Of love, learning, and soil: A farm and garden update
When Demeter, the Greek Goddess of harvest, grain, and fertility, lost her daughter, Persephone, the Goddess of springtime and vegetation, she cast the world into a great famine. Hades, the God of the Underworld had kidnapped Persephone and insisted on keeping her with him forever. Finally, it was decided to allow Persephone to return to the world, but for four months of each year, she would again descend to the Underworld with Hades. These four months are when nothing grows during winter.

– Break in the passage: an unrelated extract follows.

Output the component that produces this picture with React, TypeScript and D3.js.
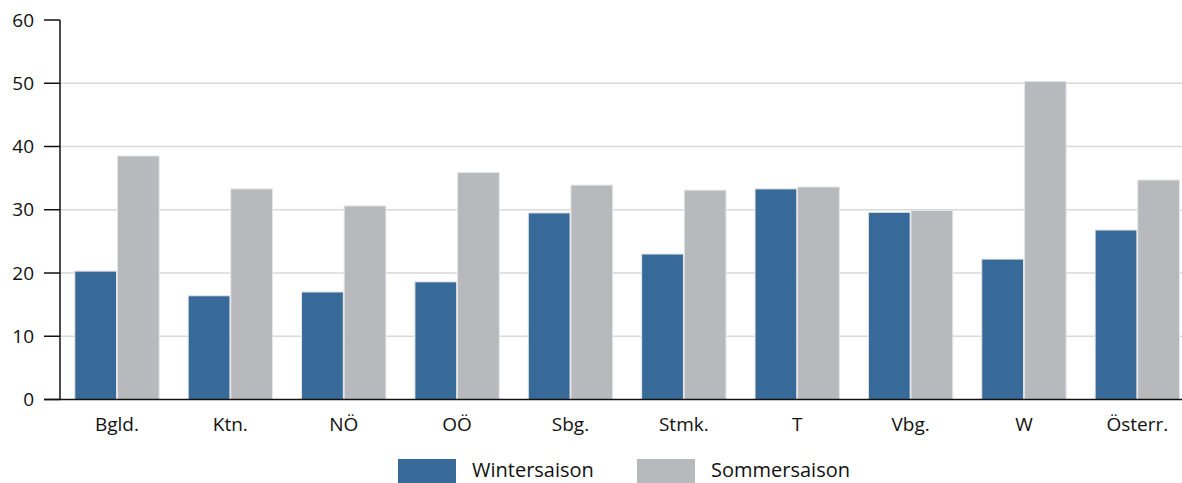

Many ancient cultures recognized, and explained through myths and legends, this dark period of the year, and celebrated the point when the natural world once again began to stir from under winter’s weight. The Ancient Celtic people marked this significant date, when plants began to grow again, February 2nd , as the celebratory Imbolc day .
During this dark season, the Persephone season as many agriculturalists know it, with less than 10 hours of light per day in this hemisphere, plant leaf growth comes to a near halt. However, come Imbolc, it begins to increase with ever growing vigor. Otto Specht students have come to know this holiday as the one dearest to my heart. The high school students have been maintaining cut and come back crops, like lettuce, spinach, mustard, and chard in the greenhouses, and selling them to the Café through the winter as part of their study of the economics of food production, while other students have grown a bounty of head lettuce for the Fellowship Community kitchen.
Preceding Imbolc, mornings on the farm are spent harvesting the last of the winter cash crops and preparing the beds for the next crop rotation of high yield, high return plants, listening to stories of mythological characters from Ancient Greece and the gods’ and goddesses’ roles in our season. Students explore, intellectually, the geologic explanations of the Persephone season, and experience through their own senses of perception, its effects on the plants they tend. They revere the Ancient Celts’ powers of observation of the Natural World, and gratefully make this ancient wisdom their own. Sharing in the plant world’s joy and excitement for making it through another winter and anticipating the coming warmth of the sun in Spring and Summer, they hurriedly get more seeds in the ground and start seedlings for transplanting. Imbolc is as much the welcomed and celebrated culminating day of this dark season for OSS students today, as I imagine it was for the Celts so very long ago.
Imbolc also designates the time of year when the life sap of trees begins to flow again, more specifically Sugar Maple Trees. A spot in the woods where a large red maple has fallen is now the site of many industrious hands busily using axes, hatches, and saws to remove the limbs of this tree and process them for burning in our outdoor maple syrup cooking pit. The love of sweet maple syrup ignites the appreciation for the forest, the gift of the fallen tree, reverence for tools, and the compassion and solidarity of their fellow humans as they work together towards a goal. At the end of it all, OSS will gather together and enjoy a pancake party, with more than enough syrup to go around.
It is no wonder Valentine’s Day falls in the middle of this cold month. Love is in the intention the students put into the growth and maintenance of the garden and its plants, the harvest and drying process of the plants, and the transformation into a useful product. Love is in the delicate tending of our growing plants over winter and in bringing the fresh salad greens to the community. Love is in the new life being placed into the ground as seeds. Love is coming through the darkness together, with shared hopes and goals, even if the goal is sometimes as simple as maple syrup. Love is witnessing, in the students’ interactions and in their appreciation for the natural world, the true magic of their education unfolding. And this education, this living, growing, dynamic pedagogy, is itself, essentially, a manifestation of love.